■ Task to complete: Give the listing again exactly, omitting its images.

---------- Data segment

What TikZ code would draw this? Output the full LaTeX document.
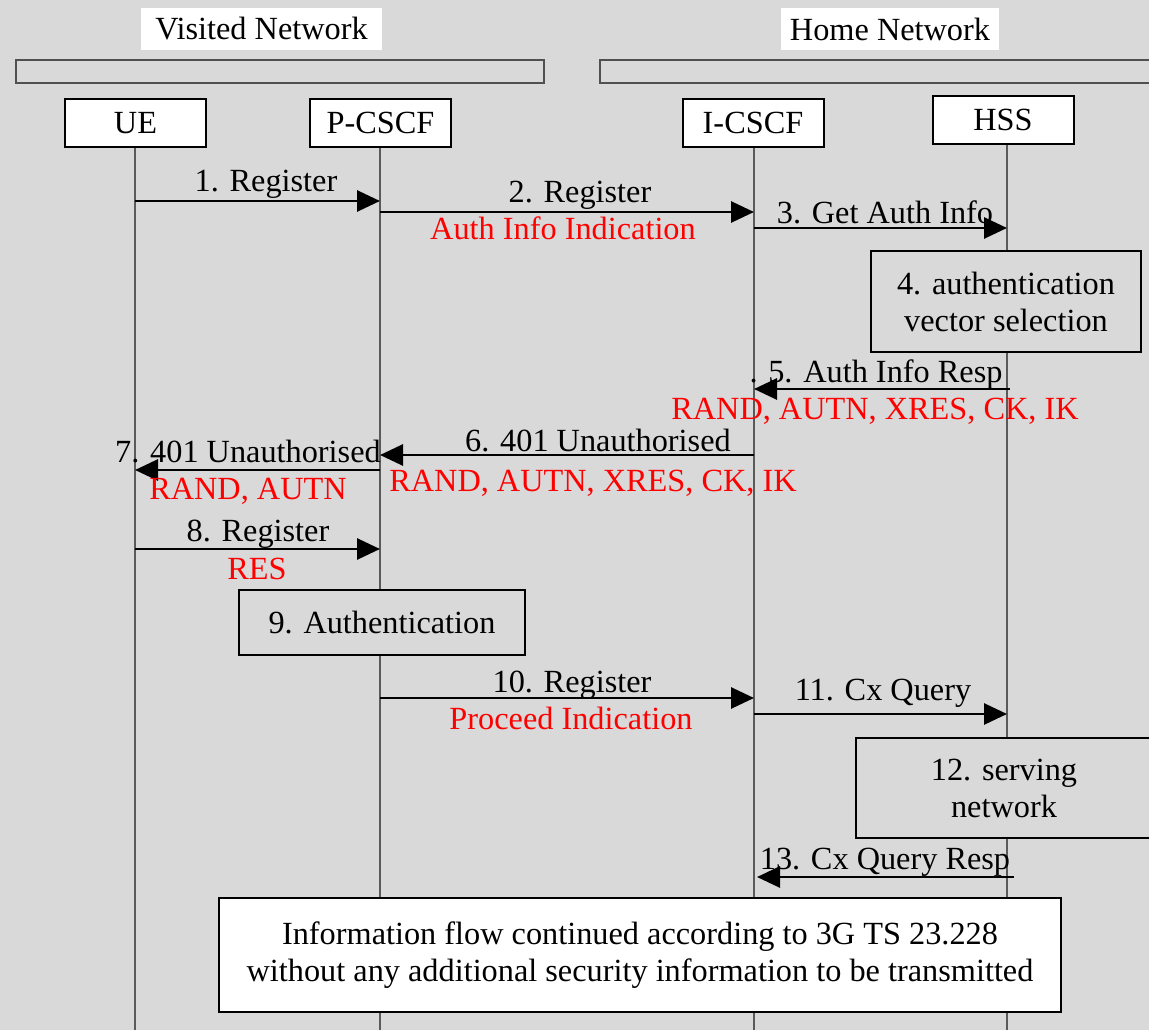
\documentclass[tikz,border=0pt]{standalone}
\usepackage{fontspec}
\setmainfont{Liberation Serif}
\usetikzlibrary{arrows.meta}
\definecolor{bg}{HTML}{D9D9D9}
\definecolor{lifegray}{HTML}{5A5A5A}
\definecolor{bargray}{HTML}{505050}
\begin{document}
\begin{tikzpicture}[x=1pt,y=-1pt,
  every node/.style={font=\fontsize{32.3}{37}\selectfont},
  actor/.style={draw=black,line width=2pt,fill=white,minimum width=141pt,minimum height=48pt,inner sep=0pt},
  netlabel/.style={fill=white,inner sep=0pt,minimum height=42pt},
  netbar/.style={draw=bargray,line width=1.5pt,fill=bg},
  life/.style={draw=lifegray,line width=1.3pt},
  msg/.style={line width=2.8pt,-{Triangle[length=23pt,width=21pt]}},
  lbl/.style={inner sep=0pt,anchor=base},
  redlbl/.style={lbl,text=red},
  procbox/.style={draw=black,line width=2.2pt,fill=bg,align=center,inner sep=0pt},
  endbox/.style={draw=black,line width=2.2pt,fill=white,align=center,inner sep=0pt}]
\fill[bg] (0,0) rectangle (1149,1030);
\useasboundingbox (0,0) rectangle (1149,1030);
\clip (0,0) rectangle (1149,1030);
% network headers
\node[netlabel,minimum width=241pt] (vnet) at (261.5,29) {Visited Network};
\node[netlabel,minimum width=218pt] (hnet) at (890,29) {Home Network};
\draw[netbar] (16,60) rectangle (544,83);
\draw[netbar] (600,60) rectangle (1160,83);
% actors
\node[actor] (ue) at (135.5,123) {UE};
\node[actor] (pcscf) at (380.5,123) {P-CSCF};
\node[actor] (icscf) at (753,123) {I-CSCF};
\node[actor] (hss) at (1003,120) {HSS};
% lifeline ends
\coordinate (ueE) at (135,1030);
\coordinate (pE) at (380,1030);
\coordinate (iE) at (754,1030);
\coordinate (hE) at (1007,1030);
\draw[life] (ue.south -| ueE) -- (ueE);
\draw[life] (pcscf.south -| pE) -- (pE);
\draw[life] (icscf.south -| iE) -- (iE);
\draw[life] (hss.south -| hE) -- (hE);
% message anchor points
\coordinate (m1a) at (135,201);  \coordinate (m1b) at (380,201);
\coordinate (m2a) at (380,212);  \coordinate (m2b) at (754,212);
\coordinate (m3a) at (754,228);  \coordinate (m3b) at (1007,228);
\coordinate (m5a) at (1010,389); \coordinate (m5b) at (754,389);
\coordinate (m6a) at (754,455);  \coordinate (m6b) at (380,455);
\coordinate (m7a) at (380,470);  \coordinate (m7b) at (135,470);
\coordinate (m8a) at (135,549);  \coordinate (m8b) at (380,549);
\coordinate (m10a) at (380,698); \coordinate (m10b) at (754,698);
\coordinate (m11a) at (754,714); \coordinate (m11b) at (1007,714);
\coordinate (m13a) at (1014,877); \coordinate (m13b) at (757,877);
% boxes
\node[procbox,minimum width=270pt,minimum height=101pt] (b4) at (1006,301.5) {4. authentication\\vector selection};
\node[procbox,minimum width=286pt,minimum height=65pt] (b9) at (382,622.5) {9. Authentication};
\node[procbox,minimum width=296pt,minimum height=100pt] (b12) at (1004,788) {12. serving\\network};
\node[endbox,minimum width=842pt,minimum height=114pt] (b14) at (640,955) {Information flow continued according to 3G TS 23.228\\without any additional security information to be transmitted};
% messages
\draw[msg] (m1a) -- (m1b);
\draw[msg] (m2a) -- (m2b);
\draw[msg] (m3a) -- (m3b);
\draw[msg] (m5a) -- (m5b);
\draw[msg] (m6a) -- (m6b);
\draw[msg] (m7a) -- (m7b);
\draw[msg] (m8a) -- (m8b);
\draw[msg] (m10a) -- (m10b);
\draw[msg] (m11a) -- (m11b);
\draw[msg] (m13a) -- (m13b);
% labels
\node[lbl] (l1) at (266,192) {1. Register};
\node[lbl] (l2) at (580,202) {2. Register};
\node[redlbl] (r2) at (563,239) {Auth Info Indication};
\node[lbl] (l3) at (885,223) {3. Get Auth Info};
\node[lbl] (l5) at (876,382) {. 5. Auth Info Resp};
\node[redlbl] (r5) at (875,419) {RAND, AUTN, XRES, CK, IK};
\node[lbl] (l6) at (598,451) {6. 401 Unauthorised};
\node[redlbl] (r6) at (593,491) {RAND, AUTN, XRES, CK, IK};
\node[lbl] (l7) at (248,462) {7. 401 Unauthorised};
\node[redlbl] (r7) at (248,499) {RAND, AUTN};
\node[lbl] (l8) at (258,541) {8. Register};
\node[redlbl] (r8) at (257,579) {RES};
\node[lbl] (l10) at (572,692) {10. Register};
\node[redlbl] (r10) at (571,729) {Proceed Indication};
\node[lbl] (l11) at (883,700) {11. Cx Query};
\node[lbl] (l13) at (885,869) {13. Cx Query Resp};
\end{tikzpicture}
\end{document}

--------------------

■ Exercise response:
What TikZ code would draw this? Output the full LaTeX document.
\documentclass[tikz,border=0pt]{standalone}
\usepackage{fontspec}
\setmainfont{Liberation Serif}
\usetikzlibrary{arrows.meta}
\definecolor{bg}{HTML}{D9D9D9}
\definecolor{lifegray}{HTML}{5A5A5A}
\definecolor{bargray}{HTML}{505050}
\begin{document}
\begin{tikzpicture}[x=1pt,y=-1pt,
  every node/.style={font=\fontsize{32.3}{37}\selectfont},
  actor/.style={draw=black,line width=2pt,fill=white,minimum width=141pt,minimum height=48pt,inner sep=0pt},
  netlabel/.style={fill=white,inner sep=0pt,minimum height=42pt},
  netbar/.style={draw=bargray,line width=1.5pt,fill=bg},
  life/.style={draw=lifegray,line width=1.3pt},
  msg/.style={line width=2.8pt,-{Triangle[length=23pt,width=21pt]}},
  lbl/.style={inner sep=0pt,anchor=base},
  redlbl/.style={lbl,text=red},
  procbox/.style={draw=black,line width=2.2pt,fill=bg,align=center,inner sep=0pt},
  endbox/.style={draw=black,line width=2.2pt,fill=white,align=center,inner sep=0pt}]
\fill[bg] (0,0) rectangle (1149,1030);
\useasboundingbox (0,0) rectangle (1149,1030);
\clip (0,0) rectangle (1149,1030);
% network headers
\node[netlabel,minimum width=241pt] (vnet) at (261.5,29) {Visited Network};
\node[netlabel,minimum width=218pt] (hnet) at (890,29) {Home Network};
\draw[netbar] (16,60) rectangle (544,83);
\draw[netbar] (600,60) rectangle (1160,83);
% actors
\node[actor] (ue) at (135.5,123) {UE};
\node[actor] (pcscf) at (380.5,123) {P-CSCF};
\node[actor] (icscf) at (753,123) {I-CSCF};
\node[actor] (hss) at (1003,120) {HSS};
% lifeline ends
\coordinate (ueE) at (135,1030);
\coordinate (pE) at (380,1030);
\coordinate (iE) at (754,1030);
\coordinate (hE) at (1007,1030);
\draw[life] (ue.south -| ueE) -- (ueE);
\draw[life] (pcscf.south -| pE) -- (pE);
\draw[life] (icscf.south -| iE) -- (iE);
\draw[life] (hss.south -| hE) -- (hE);
% message anchor points
\coordinate (m1a) at (135,201);  \coordinate (m1b) at (380,201);
\coordinate (m2a) at (380,212);  \coordinate (m2b) at (754,212);
\coordinate (m3a) at (754,228);  \coordinate (m3b) at (1007,228);
\coordinate (m5a) at (1010,389); \coordinate (m5b) at (754,389);
\coordinate (m6a) at (754,455);  \coordinate (m6b) at (380,455);
\coordinate (m7a) at (380,470);  \coordinate (m7b) at (135,470);
\coordinate (m8a) at (135,549);  \coordinate (m8b) at (380,549);
\coordinate (m10a) at (380,698); \coordinate (m10b) at (754,698);
\coordinate (m11a) at (754,714); \coordinate (m11b) at (1007,714);
\coordinate (m13a) at (1014,877); \coordinate (m13b) at (757,877);
% boxes
\node[procbox,minimum width=270pt,minimum height=101pt] (b4) at (1006,301.5) {4. authentication\\vector selection};
\node[procbox,minimum width=286pt,minimum height=65pt] (b9) at (382,622.5) {9. Authentication};
\node[procbox,minimum width=296pt,minimum height=100pt] (b12) at (1004,788) {12. serving\\network};
\node[endbox,minimum width=842pt,minimum height=114pt] (b14) at (640,955) {Information flow continued according to 3G TS 23.228\\without any additional security information to be transmitted};
% messages
\draw[msg] (m1a) -- (m1b);
\draw[msg] (m2a) -- (m2b);
\draw[msg] (m3a) -- (m3b);
\draw[msg] (m5a) -- (m5b);
\draw[msg] (m6a) -- (m6b);
\draw[msg] (m7a) -- (m7b);
\draw[msg] (m8a) -- (m8b);
\draw[msg] (m10a) -- (m10b);
\draw[msg] (m11a) -- (m11b);
\draw[msg] (m13a) -- (m13b);
% labels
\node[lbl] (l1) at (266,192) {1. Register};
\node[lbl] (l2) at (580,202) {2. Register};
\node[redlbl] (r2) at (563,239) {Auth Info Indication};
\node[lbl] (l3) at (885,223) {3. Get Auth Info};
\node[lbl] (l5) at (876,382) {. 5. Auth Info Resp};
\node[redlbl] (r5) at (875,419) {RAND, AUTN, XRES, CK, IK};
\node[lbl] (l6) at (598,451) {6. 401 Unauthorised};
\node[redlbl] (r6) at (593,491) {RAND, AUTN, XRES, CK, IK};
\node[lbl] (l7) at (248,462) {7. 401 Unauthorised};
\node[redlbl] (r7) at (248,499) {RAND, AUTN};
\node[lbl] (l8) at (258,541) {8. Register};
\node[redlbl] (r8) at (257,579) {RES};
\node[lbl] (l10) at (572,692) {10. Register};
\node[redlbl] (r10) at (571,729) {Proceed Indication};
\node[lbl] (l11) at (883,700) {11. Cx Query};
\node[lbl] (l13) at (885,869) {13. Cx Query Resp};
\end{tikzpicture}
\end{document}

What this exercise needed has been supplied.